The Supreme Court and the Mandate that Wasn’t
Politics is all about changing words to suit the needs of the moment — generations of “messaging” is how we get from “smog” to “carbon emissions” or from “millionaires” to “job creators.”
But legislating isn’t politics (and would that more legislators remembered that). Actually writing laws fixes your words perhaps not quite in stone, but at the very least it etches them on a clay tablet that takes a bit of wiping off.
That’s worth remembering today.
I’m sure you’ve already read extensive coverage of the Supreme Court’s decision to uphold the Affordable Care Act by now?
The main issue, as you might recall, was the “mandate.” Cases against the ACA argued, effectively, that the federal government did not have the power to require citizens to buy something if they didn’t want to.
But in one of those easy-to-forget little legal quirks, the word “mandate” doesn’t actually appear in the ACA. It was made up by politicians and pundits. Nor does “require” appear, at least in terms of requiring you to buy health care. There is, instead, a “penalty” for going uninsured, which you pay on your taxes like a variety of other tax penalties.
Thereon hangs today’s 5-4 ruling, which decided that Congress did have the right to penalize Americans for going uninsured, under their authority to “lay and collect taxes.”
In layman’s terms: the government cannot, in fact, force you to buy health care. But they can raise your taxes if you are an uninsured taxpayer or household. You get to choose which you prefer yourself. And since there are no criminal penalties — it is not a crime to go uninsured, merely a tax burden — the government can’t be said to be “forcing” you to do anything. Or so sayeth a slim majority of the Supreme Court, anyway.
Practical effects of this should be fairly predictable:
1) We’ll immediately see a lot of right-leaning media coverage about how Obama has raised your taxes. It’s pretty much the only superficial talking point they can get out of this one, so expect to hear it a lot.
2) In the longer term this sets some interesting precedents regarding the Commerce Clause. The ruling is a substantial narrowing of the last 100 years’ or so interpretation of it, so down the road this may end up being something of a conservative victory.

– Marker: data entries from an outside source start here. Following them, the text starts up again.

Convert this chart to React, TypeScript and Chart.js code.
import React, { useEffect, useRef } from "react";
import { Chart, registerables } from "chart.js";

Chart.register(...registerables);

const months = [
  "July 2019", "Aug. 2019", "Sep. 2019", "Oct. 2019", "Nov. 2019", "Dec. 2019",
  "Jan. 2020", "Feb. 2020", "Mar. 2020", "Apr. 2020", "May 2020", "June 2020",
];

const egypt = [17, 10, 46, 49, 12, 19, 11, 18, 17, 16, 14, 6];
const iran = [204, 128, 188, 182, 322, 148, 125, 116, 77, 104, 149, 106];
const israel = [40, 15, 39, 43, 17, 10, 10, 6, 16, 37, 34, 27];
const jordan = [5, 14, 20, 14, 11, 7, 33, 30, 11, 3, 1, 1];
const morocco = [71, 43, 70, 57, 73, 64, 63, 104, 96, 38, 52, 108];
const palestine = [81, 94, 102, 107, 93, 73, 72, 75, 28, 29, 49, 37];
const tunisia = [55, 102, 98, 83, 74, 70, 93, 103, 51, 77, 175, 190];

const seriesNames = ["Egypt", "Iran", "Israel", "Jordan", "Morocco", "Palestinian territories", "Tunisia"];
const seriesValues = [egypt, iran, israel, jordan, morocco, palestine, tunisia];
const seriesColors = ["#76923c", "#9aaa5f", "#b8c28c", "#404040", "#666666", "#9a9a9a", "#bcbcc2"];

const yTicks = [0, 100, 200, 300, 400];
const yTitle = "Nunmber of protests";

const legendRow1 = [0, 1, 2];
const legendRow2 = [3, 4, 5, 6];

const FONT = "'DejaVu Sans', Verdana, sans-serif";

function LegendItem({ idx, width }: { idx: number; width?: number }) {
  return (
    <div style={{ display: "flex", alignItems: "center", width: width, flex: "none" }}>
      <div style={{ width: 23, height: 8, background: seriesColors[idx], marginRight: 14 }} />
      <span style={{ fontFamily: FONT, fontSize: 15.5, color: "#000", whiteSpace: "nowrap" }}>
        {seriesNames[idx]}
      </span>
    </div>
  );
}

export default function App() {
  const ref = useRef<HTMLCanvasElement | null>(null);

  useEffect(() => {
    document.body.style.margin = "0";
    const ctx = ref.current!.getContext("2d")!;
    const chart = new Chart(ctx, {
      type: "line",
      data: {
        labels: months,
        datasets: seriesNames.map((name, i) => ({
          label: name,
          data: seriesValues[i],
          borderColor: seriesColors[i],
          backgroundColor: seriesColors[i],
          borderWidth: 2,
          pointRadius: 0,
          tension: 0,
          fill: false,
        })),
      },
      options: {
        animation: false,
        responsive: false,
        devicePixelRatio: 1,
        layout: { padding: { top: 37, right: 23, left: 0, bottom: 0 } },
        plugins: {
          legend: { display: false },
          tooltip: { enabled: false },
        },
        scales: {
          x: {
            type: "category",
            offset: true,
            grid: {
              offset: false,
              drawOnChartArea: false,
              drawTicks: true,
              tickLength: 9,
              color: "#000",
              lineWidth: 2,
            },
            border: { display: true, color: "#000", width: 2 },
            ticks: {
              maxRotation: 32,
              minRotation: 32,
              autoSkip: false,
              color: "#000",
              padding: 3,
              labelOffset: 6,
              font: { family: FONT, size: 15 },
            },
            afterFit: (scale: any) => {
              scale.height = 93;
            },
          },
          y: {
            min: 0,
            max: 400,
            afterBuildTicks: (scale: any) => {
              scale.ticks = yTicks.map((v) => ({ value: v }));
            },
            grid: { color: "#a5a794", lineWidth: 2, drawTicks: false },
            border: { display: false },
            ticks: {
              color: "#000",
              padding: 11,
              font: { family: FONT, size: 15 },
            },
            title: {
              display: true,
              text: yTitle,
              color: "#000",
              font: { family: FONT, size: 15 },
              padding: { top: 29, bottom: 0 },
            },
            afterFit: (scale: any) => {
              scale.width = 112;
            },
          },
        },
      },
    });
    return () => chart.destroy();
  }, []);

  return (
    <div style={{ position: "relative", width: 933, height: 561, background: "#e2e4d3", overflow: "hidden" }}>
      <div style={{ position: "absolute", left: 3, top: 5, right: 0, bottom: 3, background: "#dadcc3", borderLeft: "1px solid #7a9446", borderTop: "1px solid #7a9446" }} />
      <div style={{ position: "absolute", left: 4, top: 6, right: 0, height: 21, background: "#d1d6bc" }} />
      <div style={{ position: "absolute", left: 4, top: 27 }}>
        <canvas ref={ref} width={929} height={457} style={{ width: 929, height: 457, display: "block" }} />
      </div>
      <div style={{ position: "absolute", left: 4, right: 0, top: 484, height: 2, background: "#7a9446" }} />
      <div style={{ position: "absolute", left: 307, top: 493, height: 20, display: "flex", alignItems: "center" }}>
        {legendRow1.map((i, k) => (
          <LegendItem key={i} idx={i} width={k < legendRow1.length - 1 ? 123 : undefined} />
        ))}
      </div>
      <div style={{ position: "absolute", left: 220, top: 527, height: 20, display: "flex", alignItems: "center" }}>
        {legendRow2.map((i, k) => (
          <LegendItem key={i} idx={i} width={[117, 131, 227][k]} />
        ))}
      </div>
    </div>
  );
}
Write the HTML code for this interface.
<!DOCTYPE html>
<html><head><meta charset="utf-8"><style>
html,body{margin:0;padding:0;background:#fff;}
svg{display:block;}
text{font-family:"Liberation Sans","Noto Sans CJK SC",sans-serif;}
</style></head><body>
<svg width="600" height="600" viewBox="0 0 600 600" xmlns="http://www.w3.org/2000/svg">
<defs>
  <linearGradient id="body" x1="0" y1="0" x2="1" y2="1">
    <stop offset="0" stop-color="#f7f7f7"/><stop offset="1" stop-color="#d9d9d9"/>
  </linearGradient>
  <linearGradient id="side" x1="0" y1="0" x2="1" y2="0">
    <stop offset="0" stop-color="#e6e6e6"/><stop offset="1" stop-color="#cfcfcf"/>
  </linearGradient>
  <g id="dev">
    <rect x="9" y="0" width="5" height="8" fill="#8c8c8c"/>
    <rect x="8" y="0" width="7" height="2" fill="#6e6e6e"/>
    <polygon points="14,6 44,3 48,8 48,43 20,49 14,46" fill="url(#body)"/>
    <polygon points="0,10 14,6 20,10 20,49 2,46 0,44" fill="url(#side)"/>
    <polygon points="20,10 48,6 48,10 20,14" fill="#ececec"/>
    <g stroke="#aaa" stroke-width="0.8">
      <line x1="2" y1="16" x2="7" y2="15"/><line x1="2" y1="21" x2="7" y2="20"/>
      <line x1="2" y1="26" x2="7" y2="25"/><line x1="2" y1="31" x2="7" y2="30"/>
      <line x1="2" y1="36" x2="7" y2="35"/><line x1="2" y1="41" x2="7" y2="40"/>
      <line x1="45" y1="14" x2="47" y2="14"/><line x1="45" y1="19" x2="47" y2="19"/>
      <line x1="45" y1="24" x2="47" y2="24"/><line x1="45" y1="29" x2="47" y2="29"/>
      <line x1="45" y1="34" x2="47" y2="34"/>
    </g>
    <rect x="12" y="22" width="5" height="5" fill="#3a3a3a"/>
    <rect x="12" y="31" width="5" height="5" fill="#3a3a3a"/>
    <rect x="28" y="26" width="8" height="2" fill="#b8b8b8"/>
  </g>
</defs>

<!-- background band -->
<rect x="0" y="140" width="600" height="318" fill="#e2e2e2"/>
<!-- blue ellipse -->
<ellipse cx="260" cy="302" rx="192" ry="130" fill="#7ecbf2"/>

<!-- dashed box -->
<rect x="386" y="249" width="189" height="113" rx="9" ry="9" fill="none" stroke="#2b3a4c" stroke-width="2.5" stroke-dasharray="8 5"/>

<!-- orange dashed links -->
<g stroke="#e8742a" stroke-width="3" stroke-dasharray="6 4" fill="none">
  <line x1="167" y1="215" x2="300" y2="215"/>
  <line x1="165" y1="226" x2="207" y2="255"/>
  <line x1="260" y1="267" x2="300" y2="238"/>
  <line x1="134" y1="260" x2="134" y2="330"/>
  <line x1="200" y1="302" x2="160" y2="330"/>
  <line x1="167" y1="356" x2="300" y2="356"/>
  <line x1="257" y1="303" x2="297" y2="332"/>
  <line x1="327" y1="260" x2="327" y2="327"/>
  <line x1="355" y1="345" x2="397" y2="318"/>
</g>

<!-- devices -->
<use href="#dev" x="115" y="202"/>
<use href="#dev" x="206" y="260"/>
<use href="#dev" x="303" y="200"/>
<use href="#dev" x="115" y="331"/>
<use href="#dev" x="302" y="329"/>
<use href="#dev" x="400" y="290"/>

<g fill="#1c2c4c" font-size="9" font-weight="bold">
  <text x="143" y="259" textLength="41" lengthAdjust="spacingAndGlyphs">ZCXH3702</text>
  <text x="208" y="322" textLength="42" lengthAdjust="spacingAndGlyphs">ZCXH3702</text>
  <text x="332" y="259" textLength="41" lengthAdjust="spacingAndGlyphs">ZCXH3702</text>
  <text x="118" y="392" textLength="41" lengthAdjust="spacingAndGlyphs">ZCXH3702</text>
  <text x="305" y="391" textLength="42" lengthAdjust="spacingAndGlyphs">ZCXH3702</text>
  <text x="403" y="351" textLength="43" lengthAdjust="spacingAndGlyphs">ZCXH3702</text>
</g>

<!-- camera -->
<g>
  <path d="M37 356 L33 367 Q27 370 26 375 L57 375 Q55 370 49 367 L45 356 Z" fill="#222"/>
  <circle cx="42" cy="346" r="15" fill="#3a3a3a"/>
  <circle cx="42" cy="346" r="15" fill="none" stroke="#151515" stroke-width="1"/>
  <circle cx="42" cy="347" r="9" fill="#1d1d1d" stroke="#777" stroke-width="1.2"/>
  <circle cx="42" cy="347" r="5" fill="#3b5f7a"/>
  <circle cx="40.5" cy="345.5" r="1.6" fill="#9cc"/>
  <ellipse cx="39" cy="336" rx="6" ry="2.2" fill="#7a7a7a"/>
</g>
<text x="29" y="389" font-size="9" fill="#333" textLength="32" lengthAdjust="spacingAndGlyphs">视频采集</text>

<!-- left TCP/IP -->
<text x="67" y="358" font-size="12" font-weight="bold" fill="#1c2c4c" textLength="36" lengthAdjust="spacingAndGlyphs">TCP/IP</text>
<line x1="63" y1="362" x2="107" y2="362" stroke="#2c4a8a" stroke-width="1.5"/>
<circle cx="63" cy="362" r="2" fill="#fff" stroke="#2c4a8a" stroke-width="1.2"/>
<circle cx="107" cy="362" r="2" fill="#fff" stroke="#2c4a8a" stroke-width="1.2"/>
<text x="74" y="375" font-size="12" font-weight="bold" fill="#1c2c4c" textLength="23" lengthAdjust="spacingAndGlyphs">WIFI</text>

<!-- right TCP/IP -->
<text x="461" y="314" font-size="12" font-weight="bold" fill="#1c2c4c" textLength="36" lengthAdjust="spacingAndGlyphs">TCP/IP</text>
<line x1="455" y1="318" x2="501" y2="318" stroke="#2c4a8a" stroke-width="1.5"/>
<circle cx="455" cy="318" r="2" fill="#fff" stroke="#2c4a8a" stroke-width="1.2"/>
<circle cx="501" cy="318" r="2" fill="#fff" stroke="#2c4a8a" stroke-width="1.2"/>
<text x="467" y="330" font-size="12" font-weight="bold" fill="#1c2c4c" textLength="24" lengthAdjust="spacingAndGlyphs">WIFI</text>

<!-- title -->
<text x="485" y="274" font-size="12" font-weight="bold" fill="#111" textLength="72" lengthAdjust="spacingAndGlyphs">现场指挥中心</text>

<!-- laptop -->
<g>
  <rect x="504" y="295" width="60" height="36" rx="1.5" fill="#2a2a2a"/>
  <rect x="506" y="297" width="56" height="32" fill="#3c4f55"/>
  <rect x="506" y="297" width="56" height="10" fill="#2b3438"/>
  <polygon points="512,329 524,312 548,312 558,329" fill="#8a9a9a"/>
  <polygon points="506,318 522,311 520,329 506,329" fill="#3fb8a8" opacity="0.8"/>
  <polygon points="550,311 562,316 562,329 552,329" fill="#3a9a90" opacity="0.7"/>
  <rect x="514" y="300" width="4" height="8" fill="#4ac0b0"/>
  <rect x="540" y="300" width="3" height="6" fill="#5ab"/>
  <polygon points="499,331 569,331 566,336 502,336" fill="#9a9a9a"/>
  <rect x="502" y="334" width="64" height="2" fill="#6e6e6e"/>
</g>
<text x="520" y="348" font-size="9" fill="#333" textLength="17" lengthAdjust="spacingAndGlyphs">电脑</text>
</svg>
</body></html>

3) Since the tax penalties are so small (between $695-2,085 per year depending on household income), the people who still need and still can’t afford private insurance will still go uninsured. $695 is cheaper than paying $150/mo. for a bad plan that maxes out as soon as you stub your toe. The chronically uninsured will just be paying an extra thousand bucks or so to no personal benefit, and the emergency rooms will still be used as the default and only means of health care for poor people.
Now, theoretically, that last could change, if the implementation of health care exchanges start to actually bring down the cost of private plans due to those mysterious “market forces.” But that’s a dubious hope, and a number of states (including mine) are not just dragging their feet but actively passing laws to prevent, delay, or hinder the implementation of health care exchanges, or to limit the kinds of coverage you can buy through them.
So short of some radical market alteration, if you’re someone who does not receive free or discounted health care through an employer — meet the new boss, same as the old boss.
Only with a tax hike.
But it was totally a liberal victory, right?